Founder and Artistic Director of The Builders Association, Professor Weems will bring an affiliation with her renowned experimental theater company to the campus.
Marianne Weems, theater and opera director, and co-founder and artistic director of the Obie-Award winning, New York-based theater company, The Builders Association, has recently joined the University of California, Santa Cruz as professor of Theater Arts.
“One year new to UC Santa Cruz myself, I am just thrilled that we have been able to attract an artist of Marianne Weems’ stature to join our outstanding faculty of practicing artists in Theater Arts,” said Susan Solt, UC Santa Cruz’s Dean of the Arts Division. “Marianne’s hire underscores our commitment to innovation and excellence as well as UCSC’s longstanding support of arts research into new media and digital technologies. Marianne will be a great asset to MFA students in our cutting-edge, interdisciplinary DANM (Digital Arts and New Media) program."
Weems’ last four performances had their New York premieres at The Brooklyn Academy of Music (BAM). Weems also has worked in various creative roles with Taryn Simon, Susan Sontag, David Byrne, The V-Girls, The Wooster Group (where she was dramaturg and assistant director in the early 90s) and many others. She serves on the board of Art Matters, a small but fierce foundation giving grants to individual artists. While working with Art Matters in the early ‘90’s Weems participated in founding Visual AIDS, the National Campaign for Freedom of Expression, and the Arts Forward Fund. She is the co-author with Shannon Jackson, UC Berkeley's associate vice chancellor of arts and design, of The Builders Association: Performance and Media in Contemporary Theater (MIT Press Fall 2015) and Art Matters: How The Culture Wars Changed America (NYU Press 2000.)
“Even though I’m new to this part of the country, coming to the Arts Division at UC Santa Cruz feels like a real homecoming to me,” said Weems. “What Dean Solt and the faculty and staff are doing at UCSC is nothing less than transforming arts education and the arts landscape as we know it. Who wouldn’t want to be a part of that?”
Weems added that she couldn’t have found a better West Coast hub for the now bi-coastal The Builders Association than UCSC. “For nonprofit ensembles like ours, it’s becoming increasingly challenging to survive without an institutional affiliation,” she said. “The choice is invariably between relying on the free market, which doesn’t always embrace challenging work, and the increasingly uncertain philanthropic landscape. The Arts Division of UCSC, on the other hand, is both supportive and stimulating—the ideal environment for creative collaboration.”
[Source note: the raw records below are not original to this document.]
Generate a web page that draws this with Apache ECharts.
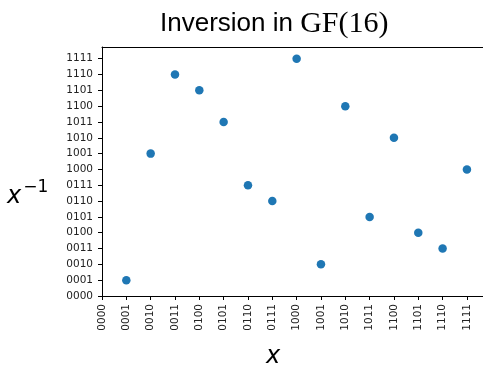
<!DOCTYPE html>
<html>
<head>
<meta charset="utf-8">
<script src="https://cdn.jsdelivr.net/npm/echarts@6/dist/echarts.min.js"></script>
<style>html,body{margin:0;padding:0;background:#fff}#c{width:483px;height:365px}</style>
</head>
<body>
<div id="c"></div>
<script>
const tickLabels = ['0000','0001','0010','0011','0100','0101','0110','0111','1000','1001','1010','1011','1100','1101','1110','1111'];
const xValues = [1,2,3,4,5,6,7,8,9,10,11,12,13,14,15];
const inverseValues = [1,9,14,13,11,7,6,15,2,12,5,10,4,3,8];
const tickValues = [0,1,2,3,4,5,6,7,8,9,10,11,12,13,14,15];

const chart = echarts.init(document.getElementById('c'), null, {renderer: 'canvas'});
const labelFmt = v => (Number.isInteger(v) && v >= 0 && v < 16) ? tickLabels[v] : '';
chart.setOption({
  animation: false,
  backgroundColor: '#fff',
  title: {
    text: '{s|Inversion in }{m|GF(16)}',
    left: 155, top: 1,
    textStyle: {
      fontWeight: 'normal',
      rich: {
        s: {fontFamily: 'Liberation Sans', fontSize: 26, fontWeight: 'normal', color: '#000', lineHeight: 36},
        m: {fontFamily: 'Liberation Serif', fontSize: 30, fontWeight: 'normal', color: '#000', lineHeight: 36}
      }
    }
  },
  grid: {left: 102, top: 47, right: 0, bottom: 69, show: false},
  xAxis: [{
    type: 'value', min: 0, max: 15.66,
    splitLine: {show: false},
    axisLine: {lineStyle: {color: '#000', width: 1}},
    axisTick: {show: true, length: 4, lineStyle: {color: '#000'}, customValues: tickValues},
    axisLabel: {
      rotate: 90, margin: 8, fontFamily: 'DejaVu Sans', fontSize: 10.5, color: '#222',
      customValues: tickValues, formatter: labelFmt
    }
  }, {
    type: 'value', position: 'top', min: 0, max: 15.66,
    splitLine: {show: false},
    axisLine: {show: true, lineStyle: {color: '#000', width: 1}},
    axisTick: {show: false}, axisLabel: {show: false}
  }],
  yAxis: {
    type: 'value', min: 0, max: 15.74,
    splitLine: {show: false},
    axisLine: {show: true, lineStyle: {color: '#000', width: 1}},
    axisTick: {show: true, length: 4, lineStyle: {color: '#000'}, customValues: tickValues},
    axisLabel: {
      margin: 9, fontFamily: 'DejaVu Sans', fontSize: 10.5, color: '#222',
      customValues: tickValues, formatter: labelFmt
    }
  },
  graphic: [
    {
      type: 'text', left: 7, top: 179,
      style: {
        text: '{a|x}{b|−1}',
        rich: {
          a: {fontFamily: 'DejaVu Sans', fontStyle: 'italic', fontSize: 24, fill: '#000', lineHeight: 30, verticalAlign: 'bottom'},
          b: {fontFamily: 'DejaVu Sans', fontSize: 17, fill: '#000', lineHeight: 18, verticalAlign: 'top', padding: [0, 0, 0, 2]}
        }
      }
    },
    {
      type: 'text', left: 266, top: 345,
      style: {text: 'x', fontFamily: 'DejaVu Sans', fontStyle: 'italic', fontSize: 24, fill: '#000'}
    }
  ],
  series: [{
    type: 'scatter',
    xAxisIndex: 0,
    data: xValues.map((x, i) => [x, inverseValues[i]]),
    symbolSize: 8.5,
    itemStyle: {color: '#1f77b4', opacity: 1}
  }]
});
</script>
</body>
</html>
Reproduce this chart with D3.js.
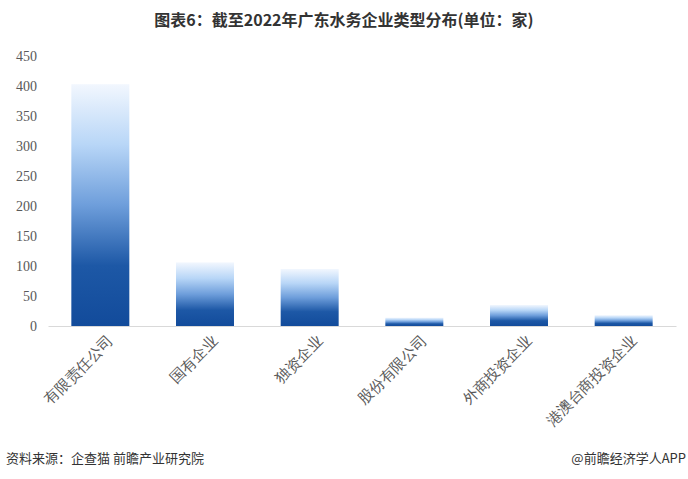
<!DOCTYPE html>
<html><head><meta charset="utf-8">
<script src="https://cdn.jsdelivr.net/npm/d3@7/dist/d3.min.js"></script>
<style>body{margin:0;background:#fff;}svg{display:block;}</style>
</head><body>
<svg id="c" width="688" height="479"></svg>
<script>
const categories = ["有限责任公司","国有企业","独资企业","股份有限公司","外商投资企业","港澳台商投资企业"];
const values = [403, 106, 95, 14, 35, 18];
const yTicks = [0,50,100,150,200,250,300,350,400,450];
const title = "图表6：截至2022年广东水务企业类型分布(单位：家)";
const source = "资料来源：企查猫 前瞻产业研究院";
const brand = "@前瞻经济学人APP";

const svg = d3.select("#c");
const margin = {left:48, right:12, top:56, bottom:153};
const W = 688, H = 479;
const x = d3.scaleBand().domain(categories).range([48, 676]).paddingInner(0.446).paddingOuter(0.223);
const y = d3.scaleLinear().domain([0,450]).range([326, 56]);

const defs = svg.append("defs");
const g = defs.append("linearGradient").attr("id","grad").attr("x1",0).attr("y1",0).attr("x2",0).attr("y2",1);
[[0,"#f2f7fe"],[0.25,"#b8d6f7"],[0.5,"#6e9edb"],[0.75,"#1d58a6"],[1,"#124b9b"]].forEach(s=>{
  g.append("stop").attr("offset",s[0]).attr("stop-color",s[1]);
});

svg.append("text").attr("x",344).attr("y",26).attr("text-anchor","middle")
  .attr("font-family","'Noto Sans CJK SC', sans-serif").attr("font-weight","bold")
  .attr("font-size",16).attr("fill","#333").text(title);

// y axis labels
const ya = svg.append("g").attr("transform","translate(37,0)")
  .call(d3.axisLeft(y).tickValues(yTicks).tickSize(0).tickPadding(0));
ya.select(".domain").remove();
ya.selectAll("text").attr("font-family","'Liberation Serif', serif").attr("font-size",14).attr("fill","#595959");

// bars
svg.append("g").selectAll("rect").data(values).join("rect")
  .attr("x",(d,i)=>x(categories[i]))
  .attr("y",d=>y(d))
  .attr("width",x.bandwidth())
  .attr("height",d=>y(0)-y(d))
  .attr("fill","url(#grad)");

// x axis
const xa = svg.append("g").attr("transform","translate(0,326)")
  .call(d3.axisBottom(x).tickSize(0).tickSizeOuter(0));
xa.select(".domain").attr("stroke","#d9d9d9").attr("stroke-width",1.2);
xa.selectAll("text")
  .attr("font-family","'Liberation Serif', serif").attr("font-size",15).attr("fill","#595959")
  .attr("text-anchor","end")
  .attr("transform","translate(10,12) rotate(-45)")
  .attr("dy","0.35em").attr("y",0).attr("x",0);

svg.append("text").attr("x",6).attr("y",463)
  .attr("font-family","'Noto Sans CJK SC', sans-serif").attr("font-size",13).attr("fill","#333").text(source);
svg.append("text").attr("x",686).attr("y",463).attr("text-anchor","end")
  .attr("font-family","'Noto Sans CJK SC', sans-serif").attr("font-size",13).attr("fill","#333").text(brand);
</script>
</body></html>
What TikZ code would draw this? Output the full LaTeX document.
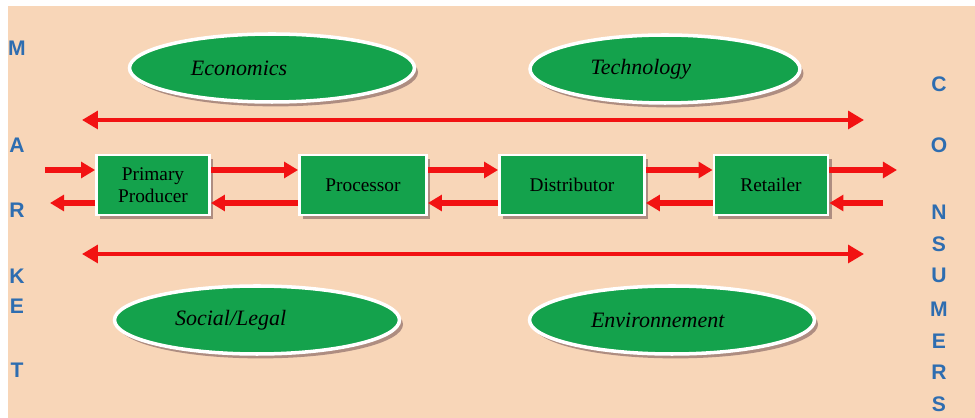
\documentclass[tikz,border=0pt]{standalone}
\usepackage{fontspec}
\setmainfont{Liberation Serif}
\newfontfamily\lettersfont{Liberation Sans}
\usetikzlibrary{arrows.meta,shapes.geometric,shadows}
\definecolor{peach}{HTML}{F8D6B8}
\definecolor{boxgreen}{HTML}{14A24C}
\definecolor{arrred}{HTML}{F21212}
\definecolor{letblue}{HTML}{2E6DB0}
\definecolor{shadowc}{HTML}{9C7B74}
\tikzset{
  px/.style={x=0.02cm,y=-0.02cm},
  actor/.style={draw=white, line width=1.6pt, fill=boxgreen, minimum width=#1*0.02cm, minimum height=60*0.02cm, inner sep=1pt, align=center, font=\fontsize{11}{12.5}\selectfont, drop shadow={shadow xshift=2pt, shadow yshift=-2pt, fill=shadowc, opacity=0.8}},
  factor/.style={ellipse, draw=white, line width=2pt, fill=boxgreen, minimum width=285*0.02cm, minimum height=68*0.02cm, font=\fontsize{12.5}{13}\itshape\selectfont, drop shadow={shadow xshift=2pt, shadow yshift=-2.5pt, fill=shadowc, opacity=0.8}},
  letter/.style={text=letblue, font=\lettersfont\bfseries\fontsize{12}{13}\selectfont, inner sep=0pt},
  longarr/.style={draw=arrred, line width=2.6pt, {Triangle[length=9pt,width=10pt]}-{Triangle[length=9pt,width=10pt]}},
  shortarr/.style={draw=arrred, line width=3pt, -{Triangle[length=8pt,width=9pt]}}
}
\begin{document}
\begin{tikzpicture}[px]
\useasboundingbox (0,0) rectangle (975,418);
\fill[white] (0,0) rectangle (975,418);
\fill[peach] (8,6) rectangle (975,418);
% MARKET
\node[letter] (m1) at (17,48) {M};
\node[letter] (m2) at (17,145) {A};
\node[letter] (m3) at (17,210) {R};
\node[letter] (m4) at (17,276) {K};
\node[letter] (m5) at (17,306) {E};
\node[letter] (m6) at (17,370) {T};
% CONSUMERS
\node[letter] (c1) at (939,84) {C};
\node[letter] (c2) at (939,145) {O};
\node[letter] (c3) at (939,212) {N};
\node[letter] (c4) at (939,244) {S};
\node[letter] (c5) at (939,275) {U};
\node[letter] (c6) at (939,309) {M};
\node[letter] (c7) at (939,341) {E};
\node[letter] (c8) at (939,372) {R};
\node[letter] (c9) at (939,404) {S};
% factors
\node[factor] (eco) at (272,68) {Economics\kern3em};
\node[factor, minimum width=270*0.02cm] (tec) at (665,69) {Technology\kern2.2em};
\node[factor] (soc) at (257,320) {Social/Legal\kern2.4em};
\node[factor] (env) at (672,320) {Environnement\kern1.3em};
% actors
\node[actor=113] (pp) at (153,185) {Primary\\Producer};
\node[actor=127] (pr) at (363,185) {Processor};
\node[actor=145] (di) at (572,185) {Distributor};
\node[actor=114] (re) at (771,185) {Retailer};
% long arrows
\coordinate (tl) at (82,120); \coordinate (tr) at (864,120);
\coordinate (bl) at (82,254); \coordinate (br) at (864,254);
\draw[longarr] (tl) -- (tr);
\draw[longarr] (bl) -- (br);
% short arrows
\coordinate (inR) at (45,170);
\coordinate (outL) at (50,203);
\coordinate (outR) at (897,170);
\coordinate (inL) at (883,203);
\draw[shortarr] (inR) -- (pp.west |- inR);
\draw[shortarr] (pp.west |- outL) -- (outL);
\draw[shortarr] (pp.east |- inR) -- (pr.west |- inR);
\draw[shortarr] (pr.west |- outL) -- (pp.east |- outL);
\draw[shortarr] (pr.east |- inR) -- (di.west |- inR);
\draw[shortarr] (di.west |- outL) -- (pr.east |- outL);
\draw[shortarr] (di.east |- inR) -- (re.west |- inR);
\draw[shortarr] (re.west |- outL) -- (di.east |- outL);
\draw[shortarr] (re.east |- inR) -- (outR);
\draw[shortarr] (inL) -- (re.east |- outL);
\end{tikzpicture}
\end{document}
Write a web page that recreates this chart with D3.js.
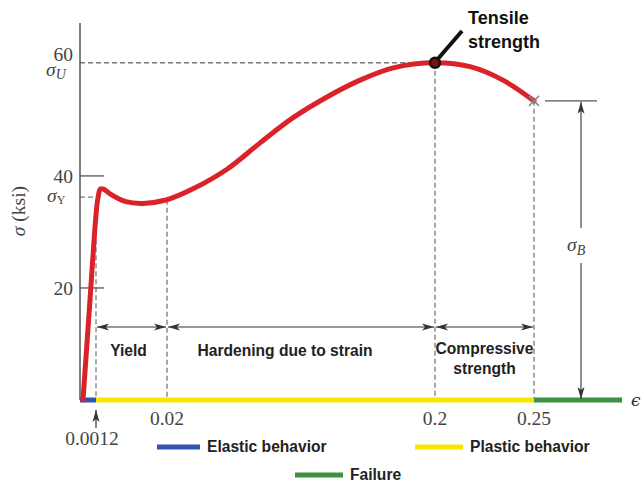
<!DOCTYPE html>
<html><head><meta charset="utf-8">
<script src="https://cdn.jsdelivr.net/npm/d3@7"></script>
<style>body{margin:0;background:#fff}svg{display:block}</style>
</head><body><svg id="c" width="644" height="483"></svg>
<script>
// ---- data ----
const strain = [0.000225, 0.00071, 0.0012, 0.00168, 0.00239, 0.00332, 0.00491, 0.00914, 0.01364, 0.01974, 0.0375, 0.0603, 0.0825, 0.1047, 0.1275, 0.1497, 0.1719, 0.2, 0.2177, 0.2343, 0.25];
const stress = [0, 16.5, 33.0, 35.9, 37.7, 37.6, 36.8, 35.4, 35.1, 35.7, 37.7, 41.2, 45.9, 50.4, 54.1, 57.1, 59.3, 60.2, 59.5, 57.1, 53.4];
const xTickValues = [0.02, 0.2, 0.25];
const xTickLabels = ["0.02", "0.2", "0.25"];
const yTickValues = [20, 40];
const yTickLabels = ["20", "40"];
const sigmaU = 60.2, sigmaY = 36.2, sigmaB = 53.4;
const yieldStrain = 0.0012, tensileStrain = 0.2, breakStrain = 0.25, hardenStrain = 0.02, axisEnd = 0.29;
const phaseNames = ["Elastic behavior", "Plastic behavior", "Failure"];
const phaseStart = [0, 0.0012, 0.25];
const phaseEnd = [0.0012, 0.25, 0.29];
const phaseColors = ["#3454b4", "#f7e600", "#3f9142"];
const regionLabels = [["Yield"], ["Hardening due to strain"], ["Compressive", "strength"]];
const regionStart = [0.0012, 0.02, 0.2];
const regionEnd = [0.02, 0.2, 0.25];

// ---- scales ----
const x = d3.scaleLinear().domain([0, 0.0012, 0.02, 0.2, 0.25, 0.29]).range([80, 96, 167, 435, 534, 622]);
const y = d3.scaleLinear().domain([0, 67.3]).range([400, 23]);
const svg = d3.select("#c");
const serif = "'Liberation Serif', 'DejaVu Serif', serif";
const sans = "'Liberation Sans', Arial, sans-serif";
const dashCol = "#7a7a7a";
const numSize = 19.5, labSize = 15.6;

const defs = svg.append("defs");
defs.append("marker").attr("id", "ah").attr("viewBox", "0 -5 12 10").attr("refX", 12).attr("refY", 0)
  .attr("markerWidth", 12).attr("markerHeight", 10).attr("markerUnits", "userSpaceOnUse").attr("orient", "auto-start-reverse")
  .append("path").attr("d", "M0,-3.5L12,0L0,3.5L3,0Z").attr("fill", "#333");

function stressAt(s) {
  const i = d3.bisectLeft(strain, s);
  if (i <= 0) return stress[0];
  if (i >= strain.length) return stress[stress.length - 1];
  const t = (s - strain[i - 1]) / (strain[i] - strain[i - 1]);
  return stress[i - 1] + t * (stress[i] - stress[i - 1]);
}

// dashed guides
const g = svg.append("g").attr("stroke", dashCol).attr("stroke-width", 1.3).attr("stroke-dasharray", "5,3").attr("fill", "none");
g.append("line").attr("x1", x(0)).attr("x2", x(tensileStrain)).attr("y1", y(sigmaU)).attr("y2", y(sigmaU));
g.append("line").attr("x1", x(0)).attr("x2", x(0.0013)).attr("y1", y(sigmaY)).attr("y2", y(sigmaY));
[yieldStrain, hardenStrain, tensileStrain, breakStrain].forEach(s => {
  g.append("line").attr("x1", x(s)).attr("x2", x(s)).attr("y1", y(stressAt(s))).attr("y2", y(0));
});

// y axis
svg.append("line").attr("x1", x(0)).attr("x2", x(0)).attr("y1", y(67.3)).attr("y2", y(0)).attr("stroke", "#555").attr("stroke-width", 1.5);
yTickValues.forEach((v, i) => {
  svg.append("line").attr("x1", x(0)).attr("x2", x(0) + 24).attr("y1", y(v)).attr("y2", y(v)).attr("stroke", "#555").attr("stroke-width", 1.3);
  svg.append("text").attr("x", 73).attr("y", y(v)).attr("dy", "0.35em").attr("text-anchor", "end")
    .attr("font-family", serif).attr("font-size", numSize).attr("fill", "#444").text(yTickLabels[i]);
});
svg.append("text").attr("x", 73).attr("y", y(sigmaU) - 9).attr("dy", "0.35em").attr("text-anchor", "end")
  .attr("font-family", serif).attr("font-size", numSize).attr("fill", "#444").text("60");
const su = svg.append("text").attr("x", 46).attr("y", y(sigmaU) + 13).attr("font-family", serif).attr("font-size", numSize).attr("fill", "#444");
su.append("tspan").attr("font-style", "italic").text("σ");
su.append("tspan").attr("font-style", "italic").attr("font-size", 14).attr("dy", 3).text("U");
const sy = svg.append("text").attr("x", 47).attr("y", y(sigmaY) + 5).attr("font-family", serif).attr("font-size", numSize).attr("fill", "#444");
sy.append("tspan").attr("font-style", "italic").text("σ");
sy.append("tspan").attr("font-size", 12).attr("dy", 2).text("Y");
const yt = svg.append("text").attr("transform", "translate(25,211) rotate(-90)").attr("text-anchor", "middle")
  .attr("font-family", serif).attr("font-size", numSize).attr("fill", "#444");
yt.append("tspan").attr("font-style", "italic").text("σ");
yt.append("tspan").text(" (ksi)");

// x axis phases
phaseNames.forEach((n, i) => {
  svg.append("line").attr("x1", x(phaseStart[i])).attr("x2", x(phaseEnd[i])).attr("y1", y(0)).attr("y2", y(0))
    .attr("stroke", phaseColors[i]).attr("stroke-width", 5);
});
xTickValues.forEach((v, i) => {
  svg.append("text").attr("x", x(v)).attr("y", 418).attr("dy", "0.35em").attr("text-anchor", "middle")
    .attr("font-family", serif).attr("font-size", numSize).attr("fill", "#444").text(xTickLabels[i]);
});
svg.append("text").attr("x", 92).attr("y", 438).attr("dy", "0.35em").attr("text-anchor", "middle")
  .attr("font-family", serif).attr("font-size", numSize).attr("fill", "#444").text("0.0012");
svg.append("line").attr("x1", x(yieldStrain)).attr("x2", x(yieldStrain)).attr("y1", 428).attr("y2", 410)
  .attr("stroke", "#333").attr("stroke-width", 1.2).attr("marker-end", "url(#ah)");
svg.append("text").attr("x", 631).attr("y", 400).attr("dy", "0.35em").attr("font-family", "'DejaVu Serif', serif").attr("font-style", "italic")
  .attr("font-size", 17).attr("fill", "#333").text("ϵ");

// region dimension arrows
const labelShift = [-3, -16, 0];
regionLabels.forEach((lines, i) => {
  const x1 = x(regionStart[i]), x2 = x(regionEnd[i]);
  svg.append("line").attr("x1", x1 + 1).attr("x2", x2 - 1).attr("y1", 327).attr("y2", 327)
    .attr("stroke", "#333").attr("stroke-width", 1.1).attr("marker-start", "url(#ah)").attr("marker-end", "url(#ah)");
  const t = svg.append("text").attr("text-anchor", "middle").attr("font-family", sans).attr("font-weight", "bold")
    .attr("font-size", labSize).attr("fill", "#222");
  lines.forEach((l, k) => t.append("tspan").attr("x", (x1 + x2) / 2 + labelShift[i]).attr("y", 356 + k * 20 - (lines.length > 1 ? 2 : 0)).text(l));
});

// sigma_B dimension
svg.append("line").attr("x1", 545).attr("x2", 597).attr("y1", y(sigmaB)).attr("y2", y(sigmaB)).attr("stroke", "#555").attr("stroke-width", 1.3);
svg.append("line").attr("x1", 581).attr("x2", 581).attr("y1", 228).attr("y2", y(sigmaB) + 1)
  .attr("stroke", "#444").attr("stroke-width", 1.2).attr("marker-end", "url(#ah)");
svg.append("line").attr("x1", 581).attr("x2", 581).attr("y1", 263).attr("y2", y(0) - 1)
  .attr("stroke", "#444").attr("stroke-width", 1.2).attr("marker-end", "url(#ah)");
const sb = svg.append("text").attr("x", 567).attr("y", 251).attr("font-family", serif).attr("font-size", numSize).attr("fill", "#444");
sb.append("tspan").attr("font-style", "italic").text("σ");
sb.append("tspan").attr("font-style", "italic").attr("font-size", 14).attr("dy", 4).text("B");

// curve
const line = d3.line().x((d, i) => x(strain[i])).y((d, i) => y(stress[i])).curve(d3.curveCatmullRom.alpha(0.5));
svg.append("path").datum(stress).attr("d", line).attr("fill", "none").attr("stroke", "#dc2229").attr("stroke-width", 5)
  .attr("stroke-linecap", "round").attr("stroke-linejoin", "round");

// break cross
const bx = x(breakStrain), by = y(sigmaB);
svg.append("path").attr("d", `M${bx - 5},${by - 5}L${bx + 5},${by + 5}M${bx - 5},${by + 5}L${bx + 5},${by - 5}`)
  .attr("stroke", "#888").attr("stroke-width", 1.5);

// tensile strength marker
const tx = x(tensileStrain), ty = y(sigmaU);
svg.append("line").attr("x1", tx + 3).attr("y1", ty - 4).attr("x2", 462).attr("y2", 31).attr("stroke", "#111").attr("stroke-width", 4);
svg.append("circle").attr("cx", tx).attr("cy", ty).attr("r", 5).attr("fill", "#7a1010").attr("stroke", "#111").attr("stroke-width", 2.5);
const ts = svg.append("text").attr("font-family", sans).attr("font-weight", "bold").attr("font-size", 18).attr("fill", "#111");
ts.append("tspan").attr("x", 468).attr("y", 24).text("Tensile");
ts.append("tspan").attr("x", 468).attr("y", 48).text("strength");

// legend
const legX = [157, 415, 295], legY = [447, 447, 475], legLen = [43, 48, 48];
phaseNames.forEach((n, i) => {
  svg.append("line").attr("x1", legX[i]).attr("x2", legX[i] + legLen[i]).attr("y1", legY[i]).attr("y2", legY[i])
    .attr("stroke", phaseColors[i]).attr("stroke-width", 5);
  svg.append("text").attr("x", legX[i] + legLen[i] + 7).attr("y", legY[i]).attr("dy", "0.35em").attr("font-family", sans)
    .attr("font-weight", "bold").attr("font-size", labSize).attr("fill", "#222").text(n);
});
</script></body></html>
Her distinguished work has toured domestically and internationally to over 80 venues, including the RomaEuropa Festival, the Festival Iberoamericano de Bogota, the Seoul Festival, the Melbourne Theater Festival, Lincoln Center for the Performing Arts, the Whitney Museum of American Art, and the Guggenheim Museum.
The Builders Association, which Weems founded in 1994, has been recognized internationally as a leader in theatrical innovation for its interdisciplinary stage performances and use of digital technology. Collaborating with architects, sound, and video artists, software designers, and performers the ensemble has created a significant body of work at the forefront of integrating media with live performance.
The group’s most recent production Elements of Oz, a critically acclaimed deconstruction of “The Wizard of Oz”, was one of the first theater pieces to use augmented reality and the audience’s own smartphones and tablets to stage what The New York Times accurately described as a “loose, loopy, and enjoyable seminar on the making of ‘The Wizard of Oz’ and its influence on pop culture.”
A graduate of Barnard College, Weems has lectured and taught at New York University, Columbia University, the California College of Art, Princeton University, and the University of California, Berkeley among many other institutions. From 2008 to 2014 she was an Associate Professor and the head of Graduate Directing at the School of Drama at Carnegie Mellon University. Immediately prior to joining the UC Santa Cruz faculty, she was the New York City core faculty of a Carnegie Mellon University arts and technology initiative.